We can tell from the opening Sinfonia that we’re in a simple rustic musical land. As you listen to this unusual opening instrumental section, written for a simple ensemble of violin, viola, and cello (no keyboard needed, although most performances include one), you find it’s an assembly of short dance melodies. The key jumps all over the place, the tempo and time signatures change everywhere, and, as one writer has said, ‘Bach is offering a demonstration of how not to write music or, at least, how he does not usually do it.’
Bach: Mer hahn en neue Oberkeet, BWV 212, “Peasant Cantata”: Ouverture (Academy of Ancient Music; Christpher Hogwood, cond.)
As the work goes on, this small ensemble is augmented only by simple rustic instruments: flute, another violin, and a horn.
Carrying the dance idea from the overture forward, the first duet is a bourrée. The origin of a bourée was a French clog dance and that same thumping rhythm comes here. The two characters of the cantata, an unnamed farmer and his wife Mieke, exchange jokes and celebrate the fact that the new Lord of the Manor has supplied beer. The farmer complains about the tax collector, who is ready to slap a new tax on just as the farmer gets clear of his debts. This is Bach at his best – listen in particular to the imitations that get thrown between the bass and the strings.
Aria: Ach, Herr Schosser, geht nicht gar zu schlimm (David Thomas, farmer; Academy of Ancient Music; Christpher Hogwood, cond.)
Mieke counters this with an aria on how pleasant the new Lord is, in whom no one can find fault.
Aria: Unser trefflicher lieber Kammerherr (Emma Kirkby, Mieke; Academy of Ancient Music; Christpher Hogwood, cond.)
The farmer goes on to praise the lady of the mansion, who is “just like us” (at 01:15) and her frugality can turn pennies into taller.
Aria: Das is galant; Recitative: Und unsre gnädige Frau (Emma Kirkby, Mieke; David Thomas, farmer; Academy of Ancient Music; Christpher Hogwood, cond.)
And so it goes on – little dances, bemoaning the circumstances of life (taxes, rival villages) and celebrating the new Lord and Lady of the manor.

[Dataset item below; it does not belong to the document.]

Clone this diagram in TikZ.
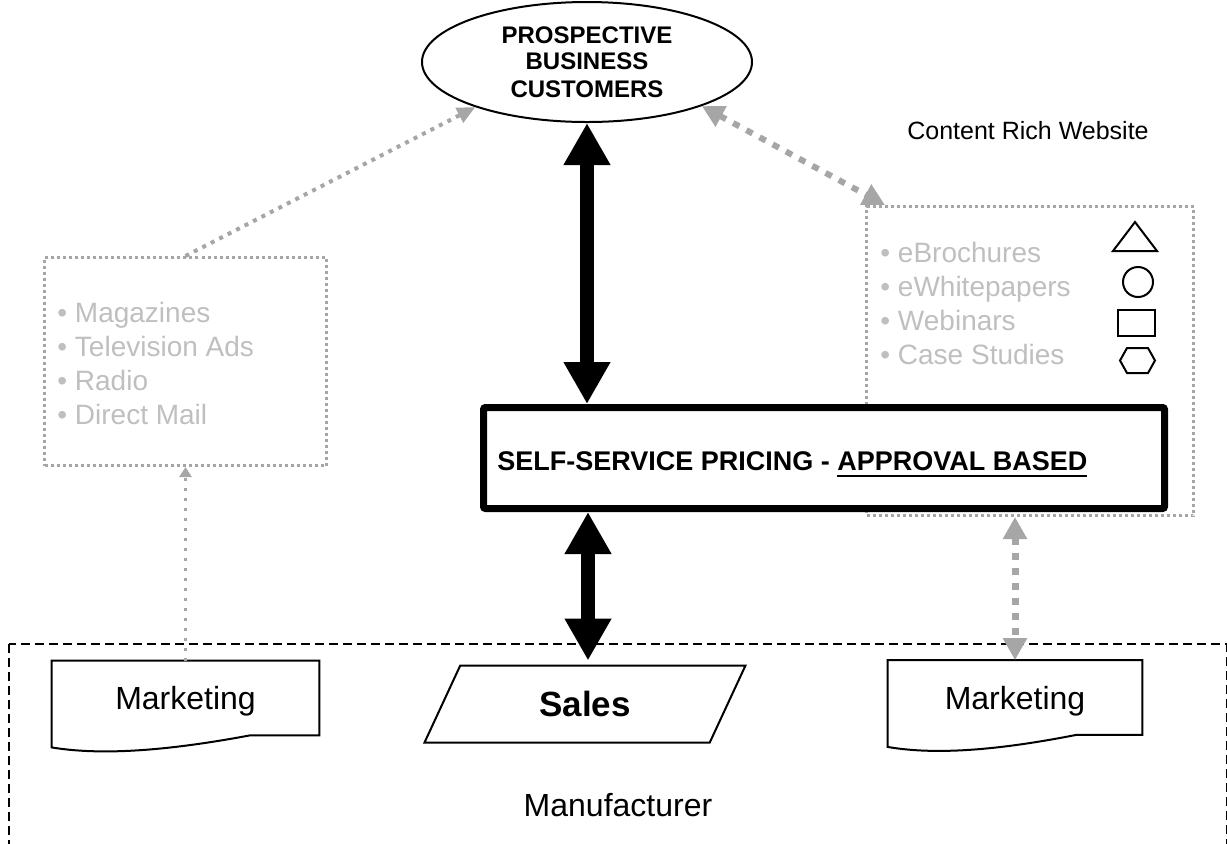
\documentclass[tikz,border=0pt]{standalone}
\usepackage{fontspec}
\setmainfont{Liberation Sans}
\usetikzlibrary{shapes.geometric,arrows.meta,calc}
\definecolor{linegray}{HTML}{A6A6A6}
\definecolor{textgray}{HTML}{BFBFBF}
% underline with a heavier rule
\newcommand{\thickul}[1]{\setbox0\hbox{#1}\rlap{\vrule height -2.5pt depth 3.5pt width \wd0}\box0}

\begin{document}
\begin{tikzpicture}[x=0.5pt, y=-0.5pt,
    every node/.style={inner sep=0pt},
    dotbox/.style={draw=linegray, line width=1.5pt, dash pattern=on 1.5pt off 1.5pt},
    graylist/.style={text=textgray, align=left, font=\fontsize{14}{17}\selectfont},
    docnode/.style={minimum height=37pt, text depth=0pt, font=\fontsize{16}{19}\selectfont},
    bigarrow/.style={line width=7pt, {Triangle[width=22pt,length=21pt]}-{Triangle[width=22pt,length=21pt]}}]
  \useasboundingbox (0,0) rectangle (1227,843);
  \clip (0,0) rectangle (1227,843);

  % manufacturer frame
  \draw[line width=1pt, dash pattern=on 4.5pt off 2.5pt] (9,644) rectangle (1226.5,900);
  \node[font=\fontsize{16}{19}\selectfont] (maker) at (618,805) {Manufacturer};

  % customers
  \node[ellipse, draw, line width=1pt, minimum width=165pt, minimum height=60pt, align=center,
        font=\bfseries\fontsize{12}{14}\selectfont] (customers) at (587,62) {\raisebox{-1pt}{PROSPECTIVE}\\BUSINESS\\CUSTOMERS};

  % media channels
  \node[dotbox, minimum width=141pt, minimum height=104pt] (media) at (185.5,361.5) {};
  \node[graylist, anchor=north west] (medialist) at (57,301.5) {• Magazines\\• Television Ads\\• Radio\\• Direct Mail};

  % website content
  \node[font=\fontsize{12.5}{15}\selectfont] (sitelabel) at (1028,131) {Content Rich Website};
  \node[dotbox, minimum width=163.5pt, minimum height=154.5pt] (website) at (1030,361) {};
  \node[graylist, anchor=north west] (sitelist) at (880,242) {• eBrochures\\• eWhitepapers\\• Webinars\\• Case Studies};
  \draw[line width=1pt] (1113,251) -- (1135,222) -- (1157,251) -- cycle;
  \draw[line width=1pt] (1138,282) circle[radius=7.5pt];
  \draw[line width=1pt] (1118,310) rectangle (1155,336);
  \draw[line width=1pt] (1120,360.5) -- (1127,348) -- (1148,348) -- (1155,360.5) -- (1148,373) -- (1127,373) -- cycle;

  % pricing
  \node[draw, line width=3.5pt, fill=white, rounded corners=1pt, minimum width=340.5pt, minimum height=50.5pt] (pricing) at (824,458) {};
  \node[anchor=base west, font=\bfseries\fontsize{13.5}{16}\selectfont] (pricingtext) at ($(pricing.west)+(17,12)$)
    {SELF-SERVICE PRICING - \thickul{APPROVAL BASED}};

  % departments
  \node[docnode, minimum width=133.5pt] (mktL) at (185.5,698) {Marketing};
  \node[docnode, minimum width=127pt] (mktR) at (1015,697.5) {Marketing};
  \foreach \d in {mktL,mktR} {
    \draw[line width=1pt] (\d.south east) -- (\d.north east) -- (\d.north west) -- ([yshift=-6pt]\d.south west)
      .. controls ($(\d.south west)!0.18!(\d.south east)+(0,-10pt)$) and ($(\d.south west)!0.42!(\d.south east)+(0,-8pt)$)
      .. ($(\d.south west)!0.74!(\d.south east)$) -- cycle;
  }
  \node[trapezium, draw, line width=1pt, trapezium left angle=63, trapezium right angle=117,
        minimum width=161.5pt, minimum height=38.5pt, trapezium stretches=true,
        font=\bfseries\fontsize{17.5}{20}\selectfont] (sales) at (585,704) {Sales};

  % connectors
  \draw[bigarrow] (customers.south) -- (customers.south |- pricing.north);
  \draw[bigarrow, shorten >=2pt] ([xshift=1.5pt]sales.north |- pricing.south) -- ([xshift=1.5pt]sales.north);
  \draw[linegray, line width=2pt, dash pattern=on 2pt off 2.75pt, -{Triangle[width=8pt,length=9pt]}] (media.north) -- (customers.202);
  \draw[linegray, line width=3pt, dash pattern=on 3.5pt off 4pt, {Triangle[width=11pt,length=11pt]}-{Triangle[width=11pt,length=11pt]}]
    (customers.339) -- ([xshift=10pt]website.north west);
  \draw[linegray, line width=1.5pt, dash pattern=on 1.5pt off 3.5pt, -{Triangle[width=6pt,length=5pt]}] (mktL.north) -- (media.south);
  \draw[linegray, line width=3.5pt, dash pattern=on 3.5pt off 4pt, {Triangle[width=11.5pt,length=11pt]}-{Triangle[width=11.5pt,length=11pt]}]
    (mktR.north |- website.south) -- (mktR.north);
\end{tikzpicture}
\end{document}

One aria is set as a minuet with long ritornello sections that are ornamented by the flute (or recorder). The text celebrates that the day should be “nothing but an abundance of blessings.” A piece more clearly made for dancing cannot be imagined.
Aria: Klein-Zschocher musse (Emma Kirkby, Mieke; Academy of Ancient Music; Christpher Hogwood, cond.)
Bach calls attention in one recitative that the next song will be an old tune, and it is, indeed, styled on a peasant attitude that one should have many sons.
Aria: Gib, Schöne, viel Sohne (Emma Kirkby, Mieke; Academy of Ancient Music; Christpher Hogwood, cond.)
The farmer confesses that his song was too rustic so his next song is modelled on ‘something like they do in town,’ and here we see Bach’s humour emerge. The original setting of the melody is from Bach’s cantata Phoebus and Pan, which may have been performed over a decade earlier. In Phoebus and Pan, the music was used to show music that was not very refined. Here, the farmer takes it as his example of music of the highest art. Is Bach laughing at his audience or himself?
Aria: Dein Wachstum sei fest und lache vor Lust (David Thomas, farmer; Academy of Ancient Music; Christpher Hogwood, cond.)
The cantata closes with a final duet where the farmer and Mieke decide to go off to their tavern where the bagpipes play. It is here that we get the name of the new Lord, Dieskau, as our couple go off for yet more beer and festivities.
Chorus: Wir gehn nun, wo der Tudelsack (Emma Kirkby, Mieke; David Thomas, farmer; Academy of Ancient Music; Christpher Hogwood, cond.)
The work was written for Carl Heinrich von Dieskau, a tax superintendent who had inherited a number of properties, hence all the jokes about taxes and the fact that the two characters are the peasants that Dieskau will be having the most effect on. Bach called the piece a “Cantate burlesque” (Burlesque Cantata) and it was presented to Dieskau on his 36th birthday. It’s a fun little piece and shows Bach as a composer who can tell a joke as well as anyone.